State GOP continues tone deaf blundering on Range district

The state GOP has again oddly and ham-handedly interjected itself into the House 5B special election on the Iron Range. On Thursday, Republican chair Tony Sutton asked Hibbing City Clerk Pat Garrity, who has endorsed DFLer Carly Melin, to recluse himself from his duties as chief election official in the district’s largest city.

“Given Hibbing City Clerk Pat Garrity’s vocal political support for Democrat Carly Melin, I believe it is only appropriate that he recuse himself from administering the February 15th special election. To avoid any appearance of impropriety and to ensure election integrity, it is essential that this Melin supporter step aside as city clerk for Tuesday’s election in favor of a non-partisan city official.  The voters of House District 5B deserve no less.”

Considering that Garrity has a impeccable record of election integrity, including times he’s overseen his own elections, some of which he lost, I don’t get the basis here.

I’ve got to tell you something. I used to cover Hibbing city government as a reporter and newspaper editor. So did my wife before I was at the paper. In this house we talk a lot of politics and know a lot of politicians. Many of them are utterly useless; all of them are flawed in some way. Pat Garrity may have human flaws, but he is also one of very, very few politicians on the Iron Range whose integrity we trust to the ends of the earth.

Pat Garrity grew up poorer than most on an Iron Range landscape where people were already pretty poor. He’s since dedicated his life to his family and his community, despite the hard times. He risked and lost a good job in the private sector to speak out for the public good in the taconite tax debate decades ago. He’s got his political opinions, of course, but he has never deviated from conducting fair and unbiased elections in the city of Hibbing. Just last night, after the 5B forum, he was telling me his plans to ensure that the polling stations had enough ballots and how the results would be processed according to law. He was thinking about proper logistics and fairness, even as people argued politics all around us. Then today, this. Every city clerk in the state has political opinions; they’re politicians. But there are noble practitioners of politics like Pat Garrity and then there are the other kind.

Tony Sutton has long forgotten the people of his hometown, if he even thinks of it that way. His involvement in this election seems like some sort of weird grudge, a bloodsport that serves neither the people of 5B nor the Republican candidate Paul Jacobson. Jacobson, to his credit, has been trying to run an issues-based campaign with grassroots support, only to repeatedly watch the state GOP stomp through town stealing attention and probably costing him votes.

So, Tony Sutton, I hope this is all some kind of joke, some kind of Andy Kaufman theater you’re conducting down there. I hope this isn’t a serious attempt to understand the Iron Range or win an election here.
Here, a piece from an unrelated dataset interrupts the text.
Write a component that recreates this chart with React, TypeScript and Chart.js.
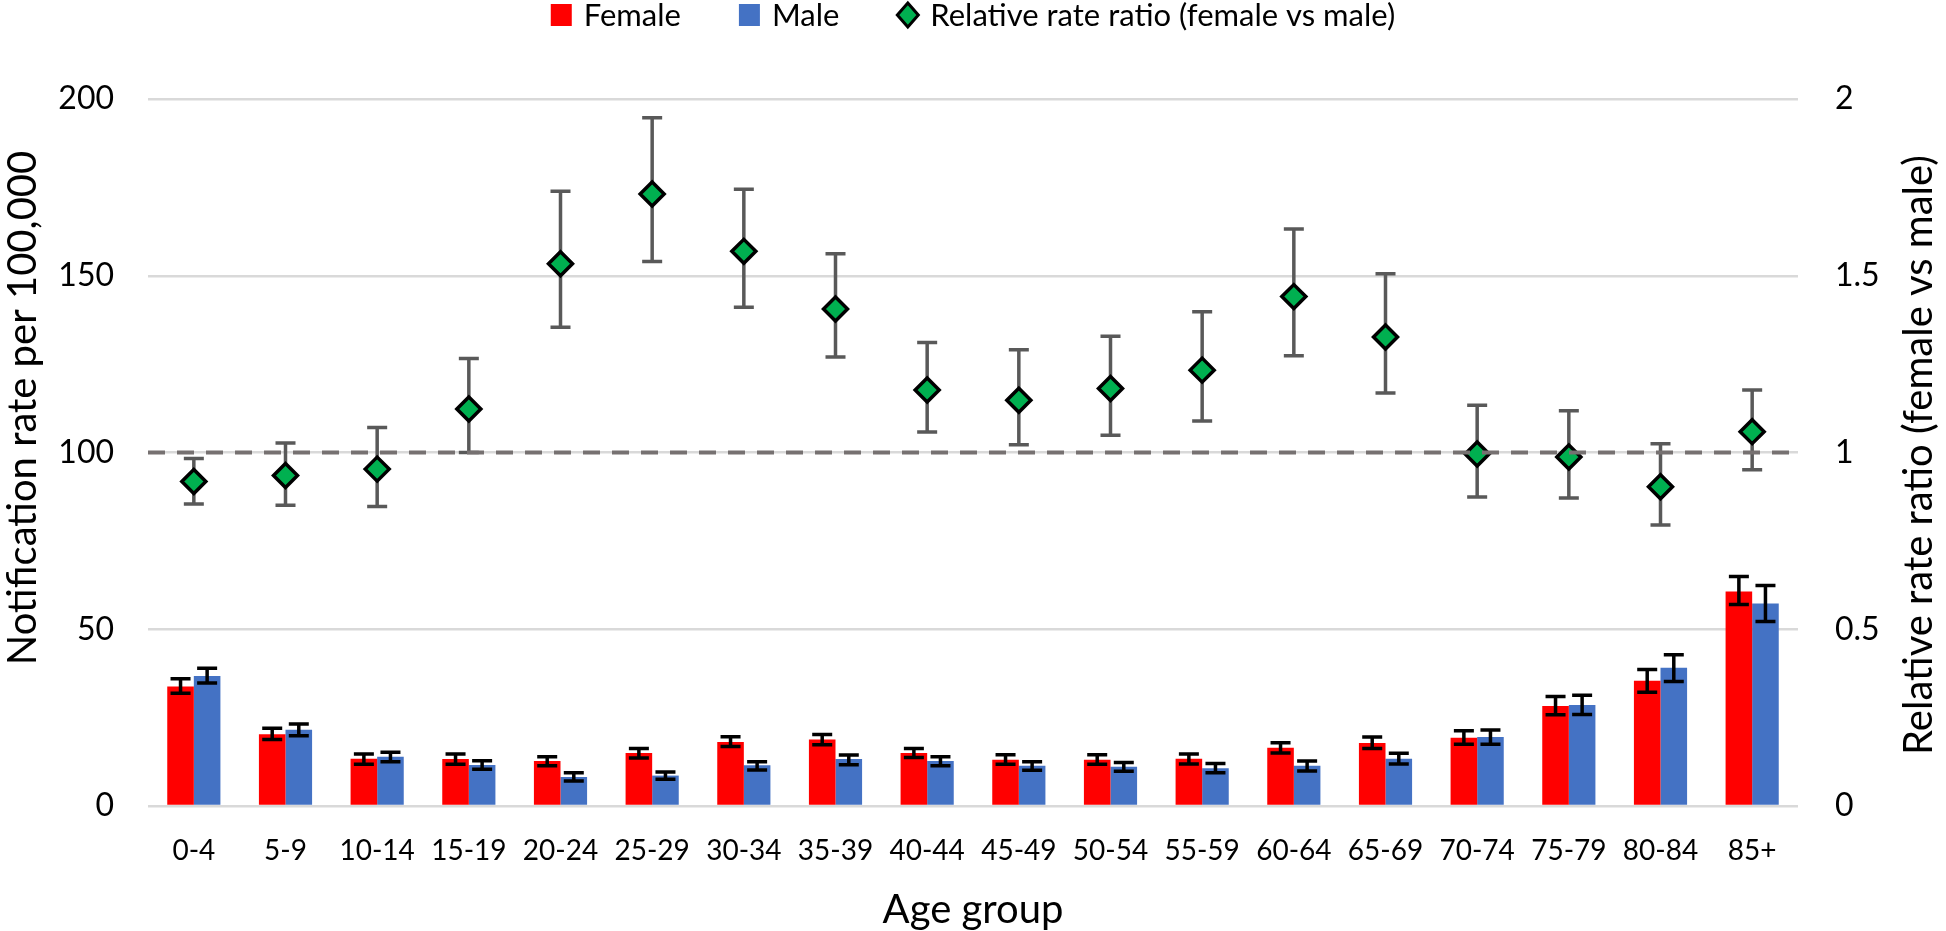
import React, { useEffect, useRef } from "react";
import { Chart, registerables } from "chart.js";

Chart.register(...registerables);

const ageGroups = ["0-4", "5-9", "10-14", "15-19", "20-24", "25-29", "30-34", "35-39", "40-44", "45-49", "50-54", "55-59", "60-64", "65-69", "70-74", "75-79", "80-84", "85+"];

const femaleRate = [33.8, 20.3, 13.4, 13.3, 12.7, 15.0, 18.1, 18.8, 15.0, 13.1, 13.1, 13.4, 16.5, 17.8, 19.3, 28.3, 35.4, 60.7];
const femaleLow = [31.9, 18.8, 11.8, 11.8, 11.4, 13.6, 16.8, 17.3, 13.7, 11.8, 11.8, 11.9, 15.0, 16.3, 17.5, 25.8, 32.2, 57.0];
const femaleHigh = [36.0, 22.0, 14.7, 14.7, 13.9, 16.3, 19.6, 20.2, 16.3, 14.5, 14.5, 14.7, 17.9, 19.5, 21.3, 31.0, 38.6, 64.9];

const maleRate = [36.8, 21.6, 13.9, 11.6, 8.2, 8.6, 11.5, 13.3, 12.7, 11.4, 11.1, 10.7, 11.4, 13.4, 19.5, 28.6, 39.1, 57.3];
const maleLow = [34.8, 19.9, 12.5, 10.4, 7.1, 7.6, 10.2, 11.7, 11.4, 10.1, 9.8, 9.4, 9.9, 11.9, 17.5, 25.9, 35.2, 52.2];
const maleHigh = [39.0, 23.2, 15.2, 12.8, 9.4, 9.6, 12.5, 14.4, 13.9, 12.5, 12.3, 12.0, 12.7, 14.9, 21.5, 31.3, 42.8, 62.4];

const ratio = [0.918, 0.935, 0.953, 1.123, 1.534, 1.731, 1.569, 1.406, 1.177, 1.148, 1.181, 1.233, 1.441, 1.327, 0.996, 0.987, 0.903, 1.059];
const ratioLow = [0.854, 0.851, 0.847, 1.0, 1.354, 1.54, 1.411, 1.27, 1.058, 1.022, 1.049, 1.089, 1.274, 1.168, 0.874, 0.871, 0.795, 0.951];
const ratioHigh = [0.983, 1.027, 1.071, 1.266, 1.739, 1.947, 1.745, 1.562, 1.311, 1.291, 1.329, 1.398, 1.632, 1.506, 1.134, 1.118, 1.025, 1.177];

const leftTicks = [0, 50, 100, 150, 200];
const rightTicks = [0, 0.5, 1, 1.5, 2];
const referenceRatio = 1;

const FONT = "Lato, 'Open Sans', sans-serif";

const decorPlugin = {
  id: "decor",
  beforeDatasetDraw(chart: any, args: any) {
    if (args.index !== 2) return;
    const ctx = chart.ctx;
    const y = chart.scales.y;
    const y2 = chart.scales.y2;
    ctx.save();
    const barSets = [
      { idx: 0, lo: femaleLow, hi: femaleHigh },
      { idx: 1, lo: maleLow, hi: maleHigh },
    ];
    ctx.strokeStyle = "#000000";
    ctx.lineWidth = 3.5;
    for (const s of barSets) {
      const meta = chart.getDatasetMeta(s.idx);
      meta.data.forEach((el: any, i: number) => {
        const x = el.x;
        const yl = y.getPixelForValue(s.lo[i]);
        const yh = y.getPixelForValue(s.hi[i]);
        ctx.beginPath();
        ctx.moveTo(x, yl);
        ctx.lineTo(x, yh);
        ctx.moveTo(x - 10, yl);
        ctx.lineTo(x + 10, yl);
        ctx.moveTo(x - 10, yh);
        ctx.lineTo(x + 10, yh);
        ctx.stroke();
      });
    }
    ctx.strokeStyle = "#595959";
    ctx.lineWidth = 3.5;
    const meta = chart.getDatasetMeta(2);
    meta.data.forEach((el: any, i: number) => {
      const x = el.x;
      const yl = y2.getPixelForValue(ratioLow[i]);
      const yh = y2.getPixelForValue(ratioHigh[i]);
      ctx.beginPath();
      ctx.moveTo(x, yl);
      ctx.lineTo(x, yh);
      ctx.moveTo(x - 10, yl);
      ctx.lineTo(x + 10, yl);
      ctx.moveTo(x - 10, yh);
      ctx.lineTo(x + 10, yh);
      ctx.stroke();
    });
    ctx.restore();
  },
  afterDatasetsDraw(chart: any) {
    const ctx = chart.ctx;
    const area = chart.chartArea;
    const yr = chart.scales.y2.getPixelForValue(referenceRatio);
    ctx.save();
    ctx.strokeStyle = "#767171";
    ctx.lineWidth = 4;
    ctx.setLineDash([17, 12]);
    ctx.beginPath();
    ctx.moveTo(area.left, yr);
    ctx.lineTo(area.right, yr);
    ctx.stroke();
    ctx.restore();
  },
  afterDraw(chart: any) {
    const ctx = chart.ctx;
    const area = chart.chartArea;
    ctx.save();
    ctx.fillStyle = "#000000";
    ctx.textAlign = "center";
    ctx.textBaseline = "middle";
    ctx.font = `40px ${FONT}`;
    ctx.save();
    ctx.translate(23, 408);
    ctx.rotate(-Math.PI / 2);
    ctx.fillText("Notification rate per 100,000", 0, 0);
    ctx.restore();
    ctx.save();
    ctx.translate(1919, 455);
    ctx.rotate(-Math.PI / 2);
    ctx.fillText("Relative rate ratio (female vs male)", 0, 0);
    ctx.restore();
    ctx.fillText("Age group", (area.left + area.right) / 2, 910);

    ctx.font = `31px ${FONT}`;
    const items = chart.data.datasets.map((ds: any, i: number) => ({
      label: ds.label,
      kind: i < 2 ? "rect" : "diamond",
      fill: ds.backgroundColor,
    }));
    const box = 21;
    const gapText = 12;
    const gapItem = 58;
    let total = 0;
    const widths = items.map((it: any) => ctx.measureText(it.label).width);
    items.forEach((_: any, i: number) => {
      total += box + gapText + widths[i];
      if (i < items.length - 1) total += gapItem;
    });
    let x = (chart.width - total) / 2;
    const cy = 15;
    ctx.textAlign = "left";
    items.forEach((it: any, i: number) => {
      if (it.kind === "rect") {
        ctx.fillStyle = it.fill;
        ctx.fillRect(x, cy - 11, box, 22);
      } else {
        ctx.fillStyle = it.fill;
        ctx.strokeStyle = "#000";
        ctx.lineWidth = 3;
        ctx.beginPath();
        ctx.moveTo(x + box / 2, cy - 12);
        ctx.lineTo(x + box, cy);
        ctx.lineTo(x + box / 2, cy + 12);
        ctx.lineTo(x, cy);
        ctx.closePath();
        ctx.fill();
        ctx.stroke();
      }
      ctx.fillStyle = "#000";
      ctx.fillText(it.label, x + box + gapText, cy + 1);
      x += box + gapText + widths[i] + gapItem;
    });
    ctx.restore();
  },
};

export default function App() {
  const ref = useRef<HTMLCanvasElement | null>(null);
  useEffect(() => {
    if (!ref.current) return;
    const chart = new Chart(ref.current, {
      type: "bar",
      data: {
        labels: ageGroups,
        datasets: [
          {
            type: "bar",
            label: "Female",
            data: femaleRate,
            backgroundColor: "#FF0000",
            yAxisID: "y",
            order: 1,
            categoryPercentage: 0.58,
            barPercentage: 1.0,
          },
          {
            type: "bar",
            label: "Male",
            data: maleRate,
            backgroundColor: "#4472C4",
            yAxisID: "y",
            order: 1,
            categoryPercentage: 0.58,
            barPercentage: 1.0,
          },
          {
            type: "line",
            label: "Relative rate ratio (female vs male)",
            data: ratio,
            yAxisID: "y2",
            showLine: false,
            pointStyle: "rectRot",
            pointRadius: 12,
            pointHoverRadius: 12,
            pointBorderWidth: 3.5,
            borderColor: "#000000",
            pointBorderColor: "#000000",
            backgroundColor: "#00B050",
            pointBackgroundColor: "#00B050",
            order: 0,
          } as any,
        ],
      },
      options: {
        animation: false,
        responsive: false,
        maintainAspectRatio: false,
        layout: { padding: { top: 99, left: 0, right: 0, bottom: 0 } },
        plugins: {
          legend: { display: false },
          tooltip: { enabled: false },
        },
        scales: {
          x: {
            grid: { display: false, drawTicks: false },
            border: { display: false },
            ticks: { color: "#000", font: { family: FONT, size: 28 }, padding: 28, maxRotation: 0, autoSkip: false },
            afterFit: (s: any) => { s.height = 125; },
          },
          y: {
            position: "left",
            min: 0,
            max: 200,
            afterBuildTicks: (s: any) => { s.ticks = leftTicks.map((v) => ({ value: v })); },
            ticks: { color: "#000", font: { family: FONT, size: 32 }, padding: 34 },
            grid: { color: "#D9D9D9", lineWidth: 2.5, drawTicks: false },
            border: { display: false },
            afterFit: (s: any) => { s.width = 148; },
          },
          y2: {
            position: "right",
            min: 0,
            max: 2,
            afterBuildTicks: (s: any) => { s.ticks = rightTicks.map((v) => ({ value: v })); },
            ticks: { color: "#000", font: { family: FONT, size: 32 }, padding: 37, callback: (v: any) => String(v) },
            grid: { display: false, drawTicks: false },
            border: { display: false },
            afterFit: (s: any) => { s.width = 148; },
          },
        },
      } as any,
      plugins: [decorPlugin],
    });
    return () => chart.destroy();
  }, []);
  return (
    <div style={{ position: "absolute", left: 0, top: 0, width: 1946, height: 931, background: "#fff" }}>
      <canvas ref={ref} width={1946} height={931} style={{ width: 1946, height: 931, display: "block" }} />
    </div>
  );
}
Because, if it is, I think there will soon be a host of disappointed Iron Range Republicans asking you to recluse yourself from your job, too.

UPDATE: Pat Garrity defends himself honorably in today’s Hibbing Daily Tribune (link; subscription only). Meantime, Let Freedom Ring hits Garrity and me together in a post from last night. I now share the opinion from the second comment here. This is no longer about winning 5B for the state GOP, it’s about delegitimizing Tuesday’s vote specifically and the Iron Range generally.

Comments

  1. Is it possible That the GOP politicians are only thinking of how the GOP pols they know would act? That they are looking in the mirror when they voice these opinions?
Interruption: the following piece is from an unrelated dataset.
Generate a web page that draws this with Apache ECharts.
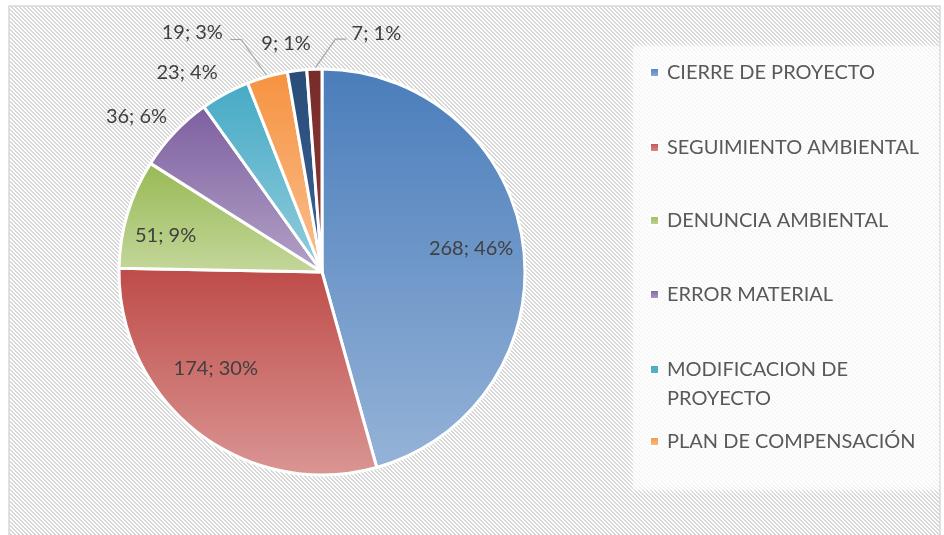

  2. It it likely Sutton does not expect to win on the Range. His audience is elsewhere. The message is that government is corrupt and the folks elected from the Range are not legitimate representatives of its people. Its part of the ongoing campaign to de-legitimize the results of the democratic process when the results don’t support a specific ideological position.

  3. Has Melin addressed the fact yet that she apparently voted in St Paul on August 10th?

  4. Yes, she did. She voted in the primary in St. Paul because she was in the process of moving from her temporary housing in St. Paul back to the Range for a job after studying for the bar, which she passed that summer. Voting there was out of logistical necessity, and within law. She had reestablished her Hibbing voting residency in time to be an eligible candidate for this office. Her drivers license has always read Hibbing as her permanent residence. No one has filed a formal complaint. This matter is closed, unless you know something I don’t.

  5. Thanks. I find it mildly ironic how easily she was able to transfer her locale given how difficult the staff at the Morrison County courthouse made it for me when I was in the armed forces. But then I wouldn’t wish those folks on anyone wishing to vote.

  6. Yes, that’s unfortunately they gave you that kind of trouble, especially for the valid reasons you had. To some degree local officials have the power to make it more difficult than necessary. You’d hope they wouldn’t. The main goals should be to prevent multiple votes and ensure that only eligible voters vote. Someone in the military should be granted some leeway as well.